The fibre contour dataset of preserved Szechuan pickle is quite different from the public datasets, such as BSD500, PASCAL VOC2012 which are mainly for people, roads, vehicles and so on. The dataset of preserved Szechuan pickle is an object with small inter-class differences and large intra-class differences, and public datasets are the opposite. There are fewer common characteristics of objects between the public datasets and ours. It is necessary to set up a non-salient contour dataset and our method is also designed for this kind of dataset.
4.2. Comparison of RCF, HED and Dilated-HED
We evaluate dilated-HED, HED and RCF on the test set, which is composed of 424 pairs of pictures. The detection accuracy is evaluated using two measures: Pixel Accuracy (PA) and Mean Intersection over Union (MIoU). Both are proposed in [
2] and are standard measures for semantic segmentation. Pixel accuracy (PA) is the simplest indicator used to calculate the ratio between the number of pixels correctly classified and the total number of pixels. It can be defined as
k+1 represents the number of categories of contours, including background.
represents the number of pixels that belong to class i but are predicted to be class
j. MIoU is a standard metric to calculate the ratio of intersection and union between sets. Its definition is as follows:
Before we loaded the data into the model for training, we first adjusted the size of the picture to 512 × 512. The main reason for this is memory constraints and control parameters. The output images on the dataset are grayscale, with gray values ranging from 0 to 255. The value of 0 represents the background, and the value of pixel is closer to 255, the more likely it is to be a contour. By setting the threshold, we can filter out the possible points to get the predicted contours.

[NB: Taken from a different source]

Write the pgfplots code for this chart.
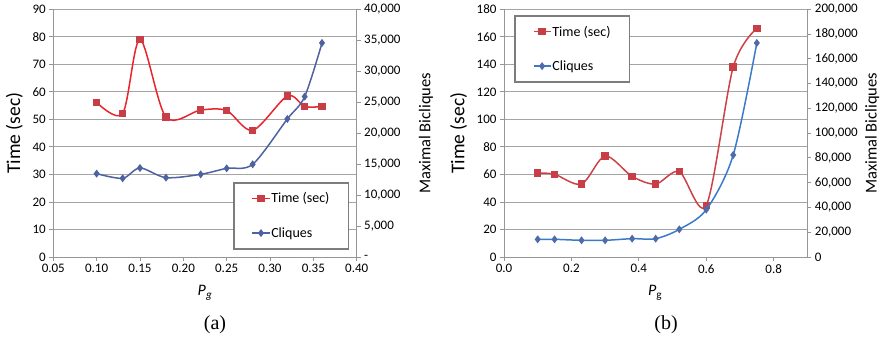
\documentclass[border=0pt]{standalone}
\usepackage{fontspec}
\setmainfont{Carlito}
\newfontfamily\capfont{Liberation Serif}
\usepackage{pgfplots}
\pgfplotsset{compat=1.18}
\definecolor{redL}{RGB}{232,36,44}
\definecolor{redLM}{RGB}{200,62,70}
\definecolor{blueL}{RGB}{78,98,160}
\definecolor{blueR}{RGB}{58,122,200}
\definecolor{blueRM}{RGB}{78,108,170}
\definecolor{redR}{RGB}{205,66,70}
\definecolor{axgray}{RGB}{150,150,150}
\definecolor{gridgray}{RGB}{165,165,165}
\definecolor{leggray}{RGB}{125,125,125}
\pgfplotsset{
  base/.style={scale only axis, width=303.4pt, height=247.7pt, anchor=south west,
    tick align=outside, major tick length=4pt,
    axis line style={axgray, line width=0.9pt},
    every tick/.style={axgray, line width=0.9pt},
    tick label style={font=\fontsize{13}{15}\selectfont, text=black},
    /pgf/number format/assume math mode=true,
    scaled ticks=false,
    clip=false},
  leg/.style={legend style={draw=leggray, line width=1.6pt, fill=white,
      font=\fontsize{14}{16}\selectfont, inner xsep=18pt, inner ysep=9pt,
      row sep=21pt, legend cell align=left,
      nodes={inner sep=1pt}}},
}
\begin{document}
\begin{tikzpicture}
\useasboundingbox (0pt,0pt) rectangle (884pt,343pt);
% ---------------- (a) ----------------
\begin{axis}[base, at={(53.3pt,86pt)},
  xmin=0.05, xmax=0.40, ymin=0, ymax=90,
  axis x line*=bottom, axis y line*=left,
  xtick={0.05,0.1,0.15,0.2,0.25,0.3,0.35,0.4},
  xticklabel style={/pgf/number format/.cd, fixed, fixed zerofill, precision=2},
  ytick={0,10,...,90},
  ymajorgrids, grid style={gridgray, line width=0.9pt},
  ylabel={Time (sec)},
  ylabel style={at={(axis description cs:-0.128,0.5)}, anchor=center, font=\fontsize{19.5}{22}\selectfont},
  xlabel={\textit{P}\textsubscript{\textit{g}}},
  xlabel style={at={(axis description cs:0.5,-0.145)}, anchor=center, font=\fontsize{16}{18}\selectfont},
]
\addplot[redL, line width=1.5pt, smooth, mark=square*, mark size=3pt,
  mark options={fill=redLM, draw=redLM}] coordinates {
  (0.10,56.2) (0.13,52.1) (0.15,79.1) (0.18,50.8) (0.22,53.4)
  (0.25,53.2) (0.28,46.0) (0.32,58.5) (0.34,54.7) (0.36,54.7)};
\end{axis}
\begin{axis}[base, leg, at={(53.3pt,86pt)},
  xmin=0.05, xmax=0.40, ymin=0, ymax=40000,
  axis x line=none, axis y line*=right,
  ytick={0,5000,...,40000},
  yticklabels={-,{5,000},{10,000},{15,000},{20,000},{25,000},{30,000},{35,000},{40,000}},
  ylabel={Maximal Bicliques},
  ylabel style={at={(axis description cs:1.2285,0.5)}, anchor=center, rotate=0, font=\fontsize{16.5}{18}\selectfont},
  legend style={at={(axis description cs:0.592,0.303)}, anchor=north west},
]
\addlegendimage{redL, line width=1.5pt, mark=square*, mark size=3pt, mark options={fill=redLM, draw=redLM}}
\addlegendentry{Time (sec)}
\addplot[blueL, line width=1.5pt, smooth, mark=diamond*, mark size=2.8pt,
  mark options={fill=blueL, draw=blueL}] coordinates {
  (0.10,13460) (0.13,12710) (0.15,14375) (0.18,12815) (0.22,13350)
  (0.25,14320) (0.28,14970) (0.32,22290) (0.34,25900) (0.36,34570)};
\addlegendentry{Cliques}
\end{axis}
% ---------------- (b) ----------------
\begin{axis}[base, at={(504pt,86pt)},
  xmin=0, xmax=0.9, ymin=0, ymax=180,
  axis x line*=bottom, axis y line*=left,
  xtick={0,0.2,0.4,0.6,0.8},
  xticklabel style={/pgf/number format/.cd, fixed, fixed zerofill, precision=1},
  ytick={0,20,...,180},
  ymajorgrids, grid style={gridgray, line width=0.9pt},
  ylabel={Time (sec)},
  ylabel style={at={(axis description cs:-0.15,0.5)}, anchor=center, font=\fontsize{19.5}{22}\selectfont},
  xlabel={\textit{P}\textsubscript{g}},
  xlabel style={at={(axis description cs:0.498,-0.145)}, anchor=center, font=\fontsize{16}{18}\selectfont},
]
\addplot[redR, line width=1.5pt, smooth, mark=square*, mark size=3pt,
  mark options={fill=redLM, draw=redLM}] coordinates {
  (0.10,61.0) (0.15,60.1) (0.23,53.0) (0.30,73.4) (0.38,58.6)
  (0.45,53.0) (0.52,62.0) (0.60,37.5) (0.68,138.1) (0.75,166.2)};
\end{axis}
\begin{axis}[base, leg, at={(504pt,86pt)},
  xmin=0, xmax=0.9, ymin=0, ymax=200000,
  axis x line=none, axis y line*=right,
  ytick={0,20000,...,200000},
  yticklabels={0,{20,000},{40,000},{60,000},{80,000},{100,000},{120,000},{140,000},{160,000},{180,000},{200,000}},
  ylabel={Maximal Bicliques},
  ylabel style={at={(axis description cs:1.214,0.5)}, anchor=center, rotate=0, font=\fontsize{16.5}{18}\selectfont},
  legend style={at={(axis description cs:0.033,0.977)}, anchor=north west},
]
\addlegendimage{redR, line width=1.5pt, mark=square*, mark size=3pt, mark options={fill=redLM, draw=redLM}}
\addlegendentry{Time (sec)}
\addplot[blueR, line width=1.5pt, smooth, mark=diamond*, mark size=2.8pt,
  mark options={fill=blueRM, draw=blueRM}] coordinates {
  (0.10,14270) (0.15,14270) (0.23,13460) (0.30,13460) (0.38,14800)
  (0.45,14800) (0.52,22340) (0.60,38230) (0.68,82370) (0.75,172800)};
\addlegendentry{Cliques}
\end{axis}
\node[font=\capfont\fontsize{20}{24}\selectfont] at (215pt,18pt) {(a)};
\node[font=\capfont\fontsize{20}{24}\selectfont] at (666pt,18pt) {(b)};
\end{tikzpicture}
\end{document}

Compared with HED and RCF networks, our method achieves better processing results. For a specific comparison, see
Figure 4.
From the comparison of the above results, we can see that RCF outputs more false regions, which are distributed on both sides of the right contour, and the background area of non-preserved Szechuan pickle is also recognized as a contour. HED can detect the area where the section of preserved Szechuan pickle is located, but there are also many false regions. RCF and HED have low accuracy and high misjudgment rates, which means they are not suitable for contour detection in our project. Our model can detect the contour of fibre accurately, which is distributed irregularly. In addition, the PA and MIoU of the three methods are measured as shown in
Table 2.
In the evaluation index, the background is also a category, and the background is much larger than the target in the image, so the value of PA is large no matter which method is used. The result shows that PA of our method is 99.52% and MIoU is 49.99%. We use dilated convolution at conv1-1 and the dilated rate is [(2,2), (1,1)]. From the data, we can see that the values of PA and MIoU obtained by RCF are the lowest, followed by HED, and our model gets the best results. This is consistent with the conclusion obtained from
Figure 3. Compared with the HED and RCF, the PA of our results increased by 3.80% and 9.61%, and the MIoU increased by 1.91% and 4.83% respectively. Dilated-HED is more effective in the detection of fibre contours as shown in the experiment.

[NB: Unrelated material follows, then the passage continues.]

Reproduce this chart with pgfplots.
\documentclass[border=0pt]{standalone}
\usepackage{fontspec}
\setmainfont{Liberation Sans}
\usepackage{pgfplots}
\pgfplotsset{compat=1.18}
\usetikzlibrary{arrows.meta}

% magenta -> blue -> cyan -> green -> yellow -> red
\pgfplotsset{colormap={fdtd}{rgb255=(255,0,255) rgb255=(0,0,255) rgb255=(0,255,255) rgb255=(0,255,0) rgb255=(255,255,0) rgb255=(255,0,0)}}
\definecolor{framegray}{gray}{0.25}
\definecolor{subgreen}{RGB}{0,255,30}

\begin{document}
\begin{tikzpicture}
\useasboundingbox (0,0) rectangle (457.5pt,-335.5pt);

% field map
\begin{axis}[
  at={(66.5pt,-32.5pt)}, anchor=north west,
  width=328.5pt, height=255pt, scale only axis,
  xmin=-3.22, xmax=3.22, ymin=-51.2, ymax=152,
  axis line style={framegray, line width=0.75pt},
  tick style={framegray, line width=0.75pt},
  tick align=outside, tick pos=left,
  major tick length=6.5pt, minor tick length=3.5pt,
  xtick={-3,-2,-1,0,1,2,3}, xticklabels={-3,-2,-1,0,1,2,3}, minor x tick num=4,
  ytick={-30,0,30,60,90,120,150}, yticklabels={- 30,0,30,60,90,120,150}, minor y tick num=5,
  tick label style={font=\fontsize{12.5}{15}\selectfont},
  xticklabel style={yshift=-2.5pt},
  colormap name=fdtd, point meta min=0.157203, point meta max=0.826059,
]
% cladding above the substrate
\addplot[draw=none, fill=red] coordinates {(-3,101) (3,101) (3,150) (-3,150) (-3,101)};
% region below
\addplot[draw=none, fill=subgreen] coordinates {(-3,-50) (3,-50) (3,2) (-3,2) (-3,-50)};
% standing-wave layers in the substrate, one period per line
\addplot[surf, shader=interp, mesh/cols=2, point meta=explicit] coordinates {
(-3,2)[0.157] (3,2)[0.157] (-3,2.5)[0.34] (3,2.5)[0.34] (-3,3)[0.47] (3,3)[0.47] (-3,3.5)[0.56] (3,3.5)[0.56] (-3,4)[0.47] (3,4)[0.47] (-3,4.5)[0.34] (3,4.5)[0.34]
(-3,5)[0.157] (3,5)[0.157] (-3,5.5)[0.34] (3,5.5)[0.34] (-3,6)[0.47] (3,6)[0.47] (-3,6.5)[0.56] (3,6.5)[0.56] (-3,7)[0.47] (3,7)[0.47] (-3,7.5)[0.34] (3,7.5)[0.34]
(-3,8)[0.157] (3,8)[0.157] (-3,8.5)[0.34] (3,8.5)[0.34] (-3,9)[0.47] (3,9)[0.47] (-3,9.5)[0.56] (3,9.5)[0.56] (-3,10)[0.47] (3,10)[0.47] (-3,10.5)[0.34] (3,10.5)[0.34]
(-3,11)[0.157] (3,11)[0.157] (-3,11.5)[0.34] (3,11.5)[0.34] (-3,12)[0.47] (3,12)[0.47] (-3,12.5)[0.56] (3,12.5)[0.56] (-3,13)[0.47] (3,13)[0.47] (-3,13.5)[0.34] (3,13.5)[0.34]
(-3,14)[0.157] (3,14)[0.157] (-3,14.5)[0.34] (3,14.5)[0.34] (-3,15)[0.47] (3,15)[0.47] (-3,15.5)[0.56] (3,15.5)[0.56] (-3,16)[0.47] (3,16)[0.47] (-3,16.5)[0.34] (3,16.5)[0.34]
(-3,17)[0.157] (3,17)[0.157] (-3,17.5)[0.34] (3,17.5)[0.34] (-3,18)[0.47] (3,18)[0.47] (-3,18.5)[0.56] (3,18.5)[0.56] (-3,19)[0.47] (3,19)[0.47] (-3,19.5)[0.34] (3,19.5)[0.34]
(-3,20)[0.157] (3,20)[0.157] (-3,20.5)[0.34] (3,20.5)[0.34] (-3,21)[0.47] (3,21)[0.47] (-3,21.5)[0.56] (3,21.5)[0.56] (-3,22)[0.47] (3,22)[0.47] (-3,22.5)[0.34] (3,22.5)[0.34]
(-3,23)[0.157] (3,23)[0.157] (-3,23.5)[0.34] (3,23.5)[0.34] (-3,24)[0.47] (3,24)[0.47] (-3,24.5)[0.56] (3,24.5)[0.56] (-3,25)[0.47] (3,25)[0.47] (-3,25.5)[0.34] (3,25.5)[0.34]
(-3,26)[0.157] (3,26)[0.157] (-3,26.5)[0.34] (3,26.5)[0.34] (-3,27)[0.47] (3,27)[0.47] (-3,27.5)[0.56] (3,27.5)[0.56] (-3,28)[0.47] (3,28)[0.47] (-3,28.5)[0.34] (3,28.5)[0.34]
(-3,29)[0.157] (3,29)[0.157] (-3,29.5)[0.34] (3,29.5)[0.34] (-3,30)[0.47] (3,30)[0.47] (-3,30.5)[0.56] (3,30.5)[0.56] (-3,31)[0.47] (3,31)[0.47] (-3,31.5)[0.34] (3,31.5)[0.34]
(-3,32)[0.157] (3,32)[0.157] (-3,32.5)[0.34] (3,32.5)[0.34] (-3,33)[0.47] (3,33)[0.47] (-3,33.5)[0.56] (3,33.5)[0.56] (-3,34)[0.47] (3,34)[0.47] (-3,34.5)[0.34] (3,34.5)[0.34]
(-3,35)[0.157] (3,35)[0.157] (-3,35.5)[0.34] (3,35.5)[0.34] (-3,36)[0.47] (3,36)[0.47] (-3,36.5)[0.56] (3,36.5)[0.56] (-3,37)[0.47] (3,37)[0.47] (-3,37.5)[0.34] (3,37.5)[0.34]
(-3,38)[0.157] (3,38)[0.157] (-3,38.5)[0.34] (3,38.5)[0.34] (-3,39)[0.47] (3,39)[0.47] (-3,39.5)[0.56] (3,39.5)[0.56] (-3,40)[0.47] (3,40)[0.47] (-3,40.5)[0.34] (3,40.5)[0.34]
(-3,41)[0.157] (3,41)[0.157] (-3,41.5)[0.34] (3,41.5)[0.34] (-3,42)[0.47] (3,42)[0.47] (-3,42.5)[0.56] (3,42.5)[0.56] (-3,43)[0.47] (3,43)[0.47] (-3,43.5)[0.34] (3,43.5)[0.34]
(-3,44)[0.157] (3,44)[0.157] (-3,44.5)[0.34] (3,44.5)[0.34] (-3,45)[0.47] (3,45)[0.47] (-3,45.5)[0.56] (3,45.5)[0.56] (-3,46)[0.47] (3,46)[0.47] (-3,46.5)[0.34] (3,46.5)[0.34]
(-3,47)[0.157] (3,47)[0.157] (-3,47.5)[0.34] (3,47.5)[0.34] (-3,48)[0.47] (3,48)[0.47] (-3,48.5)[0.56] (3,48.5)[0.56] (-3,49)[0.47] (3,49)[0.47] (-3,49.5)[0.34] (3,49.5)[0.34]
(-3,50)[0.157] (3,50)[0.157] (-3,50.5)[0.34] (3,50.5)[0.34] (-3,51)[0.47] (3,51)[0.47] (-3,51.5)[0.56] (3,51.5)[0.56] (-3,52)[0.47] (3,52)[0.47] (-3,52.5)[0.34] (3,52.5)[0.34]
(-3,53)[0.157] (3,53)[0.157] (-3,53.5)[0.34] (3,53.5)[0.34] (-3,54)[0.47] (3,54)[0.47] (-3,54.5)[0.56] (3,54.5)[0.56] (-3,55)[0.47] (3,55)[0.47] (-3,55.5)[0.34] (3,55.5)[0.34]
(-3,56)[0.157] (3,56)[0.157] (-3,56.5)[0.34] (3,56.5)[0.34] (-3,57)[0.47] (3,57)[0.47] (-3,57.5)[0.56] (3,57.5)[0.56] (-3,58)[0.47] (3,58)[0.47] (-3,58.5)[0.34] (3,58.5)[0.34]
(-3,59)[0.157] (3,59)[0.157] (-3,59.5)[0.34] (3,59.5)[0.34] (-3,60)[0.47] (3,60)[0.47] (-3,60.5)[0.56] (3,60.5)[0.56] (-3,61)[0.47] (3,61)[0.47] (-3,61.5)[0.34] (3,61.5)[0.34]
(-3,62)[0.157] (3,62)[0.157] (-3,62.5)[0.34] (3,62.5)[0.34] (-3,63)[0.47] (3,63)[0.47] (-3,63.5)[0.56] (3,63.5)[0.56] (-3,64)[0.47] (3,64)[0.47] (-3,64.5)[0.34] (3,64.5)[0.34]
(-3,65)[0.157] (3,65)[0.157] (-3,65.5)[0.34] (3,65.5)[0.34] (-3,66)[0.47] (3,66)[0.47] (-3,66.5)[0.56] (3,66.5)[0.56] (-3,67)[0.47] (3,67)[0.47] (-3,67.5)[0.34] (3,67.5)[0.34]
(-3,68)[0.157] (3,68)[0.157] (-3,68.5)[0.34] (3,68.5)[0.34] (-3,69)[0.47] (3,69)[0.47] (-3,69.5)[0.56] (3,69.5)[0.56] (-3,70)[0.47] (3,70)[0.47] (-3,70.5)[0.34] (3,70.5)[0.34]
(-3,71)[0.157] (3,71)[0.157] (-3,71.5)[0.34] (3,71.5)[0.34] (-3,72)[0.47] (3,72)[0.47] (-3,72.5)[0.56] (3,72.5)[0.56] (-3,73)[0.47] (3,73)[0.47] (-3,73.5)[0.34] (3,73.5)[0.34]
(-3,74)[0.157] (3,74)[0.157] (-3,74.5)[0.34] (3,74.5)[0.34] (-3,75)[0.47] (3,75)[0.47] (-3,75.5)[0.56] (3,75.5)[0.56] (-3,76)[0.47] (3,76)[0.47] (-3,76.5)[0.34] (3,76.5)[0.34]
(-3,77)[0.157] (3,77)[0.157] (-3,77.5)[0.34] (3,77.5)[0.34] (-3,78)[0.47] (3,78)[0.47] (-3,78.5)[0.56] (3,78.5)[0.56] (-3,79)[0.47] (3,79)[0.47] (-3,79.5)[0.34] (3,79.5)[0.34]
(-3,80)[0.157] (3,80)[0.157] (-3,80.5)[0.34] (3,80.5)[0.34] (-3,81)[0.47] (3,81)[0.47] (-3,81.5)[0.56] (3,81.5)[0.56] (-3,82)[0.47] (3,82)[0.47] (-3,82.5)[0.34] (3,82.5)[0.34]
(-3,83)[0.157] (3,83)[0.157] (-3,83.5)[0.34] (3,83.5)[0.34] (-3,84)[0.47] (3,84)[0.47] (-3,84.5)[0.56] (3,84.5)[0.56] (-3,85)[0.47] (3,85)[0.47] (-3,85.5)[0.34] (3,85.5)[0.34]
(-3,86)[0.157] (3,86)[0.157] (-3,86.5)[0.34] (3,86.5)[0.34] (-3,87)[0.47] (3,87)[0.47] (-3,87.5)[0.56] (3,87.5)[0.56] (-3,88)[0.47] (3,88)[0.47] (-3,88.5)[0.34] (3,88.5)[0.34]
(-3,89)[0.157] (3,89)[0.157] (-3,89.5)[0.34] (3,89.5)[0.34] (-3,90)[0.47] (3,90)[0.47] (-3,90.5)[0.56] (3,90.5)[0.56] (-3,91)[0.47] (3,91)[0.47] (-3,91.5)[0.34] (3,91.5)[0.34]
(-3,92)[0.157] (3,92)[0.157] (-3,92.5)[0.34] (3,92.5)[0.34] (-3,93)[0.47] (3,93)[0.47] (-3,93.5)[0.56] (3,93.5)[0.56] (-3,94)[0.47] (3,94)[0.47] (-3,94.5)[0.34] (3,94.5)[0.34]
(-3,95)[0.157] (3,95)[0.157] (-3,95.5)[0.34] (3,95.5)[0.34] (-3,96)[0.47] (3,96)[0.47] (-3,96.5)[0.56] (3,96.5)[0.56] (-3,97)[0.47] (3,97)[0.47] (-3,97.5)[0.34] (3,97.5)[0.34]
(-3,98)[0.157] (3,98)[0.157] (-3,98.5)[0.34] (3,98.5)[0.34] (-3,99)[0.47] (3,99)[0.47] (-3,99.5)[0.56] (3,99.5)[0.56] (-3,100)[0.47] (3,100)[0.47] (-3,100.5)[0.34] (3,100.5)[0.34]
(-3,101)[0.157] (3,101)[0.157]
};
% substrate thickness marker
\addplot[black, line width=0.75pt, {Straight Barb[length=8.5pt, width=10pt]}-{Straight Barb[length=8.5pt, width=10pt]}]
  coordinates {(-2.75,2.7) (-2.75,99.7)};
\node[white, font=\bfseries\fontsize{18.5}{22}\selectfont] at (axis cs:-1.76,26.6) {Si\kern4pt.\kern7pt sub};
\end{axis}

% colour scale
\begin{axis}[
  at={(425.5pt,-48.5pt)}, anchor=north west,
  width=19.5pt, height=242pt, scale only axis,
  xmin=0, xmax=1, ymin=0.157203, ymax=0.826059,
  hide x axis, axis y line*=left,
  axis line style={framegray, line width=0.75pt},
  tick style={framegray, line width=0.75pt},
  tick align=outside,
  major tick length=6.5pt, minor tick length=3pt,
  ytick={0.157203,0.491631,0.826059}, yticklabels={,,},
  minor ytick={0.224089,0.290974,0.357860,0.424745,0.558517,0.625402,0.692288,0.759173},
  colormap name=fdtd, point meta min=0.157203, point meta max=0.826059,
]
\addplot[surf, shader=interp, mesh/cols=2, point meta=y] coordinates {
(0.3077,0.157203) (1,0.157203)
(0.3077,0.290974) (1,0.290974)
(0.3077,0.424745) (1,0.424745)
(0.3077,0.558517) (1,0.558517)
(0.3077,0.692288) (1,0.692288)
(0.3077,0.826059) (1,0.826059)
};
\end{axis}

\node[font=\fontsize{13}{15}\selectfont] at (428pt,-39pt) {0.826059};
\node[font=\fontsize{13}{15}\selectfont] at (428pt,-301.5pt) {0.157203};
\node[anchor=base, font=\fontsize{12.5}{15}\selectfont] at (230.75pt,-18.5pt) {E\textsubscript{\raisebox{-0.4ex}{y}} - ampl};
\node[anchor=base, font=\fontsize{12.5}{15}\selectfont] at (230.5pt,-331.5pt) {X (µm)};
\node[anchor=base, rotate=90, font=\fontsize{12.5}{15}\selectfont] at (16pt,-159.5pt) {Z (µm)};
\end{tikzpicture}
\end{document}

We divided the test set into two sets according to the contour types, and then use our proposed model to test on two sets of data. The results in
Table 2 show that the PA of the discrete contour is higher than the continuous contour by about 0.01%, but the MIoU of the discrete contour is lower than the continuous contour by about 0.01%. By analyzing the data and predicted images, we believe that our model will smoothen regions with large variation, which has a greater impact on the continuous contour. So, the PA of the two sets will be different. The model is more effective for large contours and the smaller connected areas in discrete contours are more easily omitted, so the MIoU of continuous contours is higher.
The network structure of HED improves the performance of the model by incorporating multi-scale information. We retain this structure and add the number of layers of the model, so that the model can get more useful information. When we obtain the feature map, it is beneficial to use dilated convolution first in our model. Dilated convolution enlarges the receptive field and is more sensitive to non-salient features. This extraction method can capture the key features of contour, so it can make effective use of non-salient features. From the results, we can see that these changes have a promotion effect.
4.3. Training Details
In this part we discuss our detailed implementation. We experimented with our method and HED in the Tensorflow [
22] deep learning framework and trained it on a Nvidia GTX 1080-TI GPU. RCF was implemented in the PyTorch [
23] deep learning framework and trained on the same GPU. Like HED, our model has filters with size 3 × 3. The pool size of the pooling layer is 2 × 2 and the strides is 2 × 2. We initialized the network with the weight of VGG16 training on ImageNet ILSVRC—2014 submission [
17]. To get a better optimization, we changed the initial values of the parameters in the convolution layer. The initial values of the parameters are different at different layers. An Adam optimizer with a learning rate of 0.0001 is used in our method. The batch size is 2, the number of decay_steps is 10000 and decay_rate is 0.1. We set pos_weights at 0.7, weight_decay_ratio at 0.0002 and sides_weights at 1.0 in every output-layer. It takes about 5 h to train our model.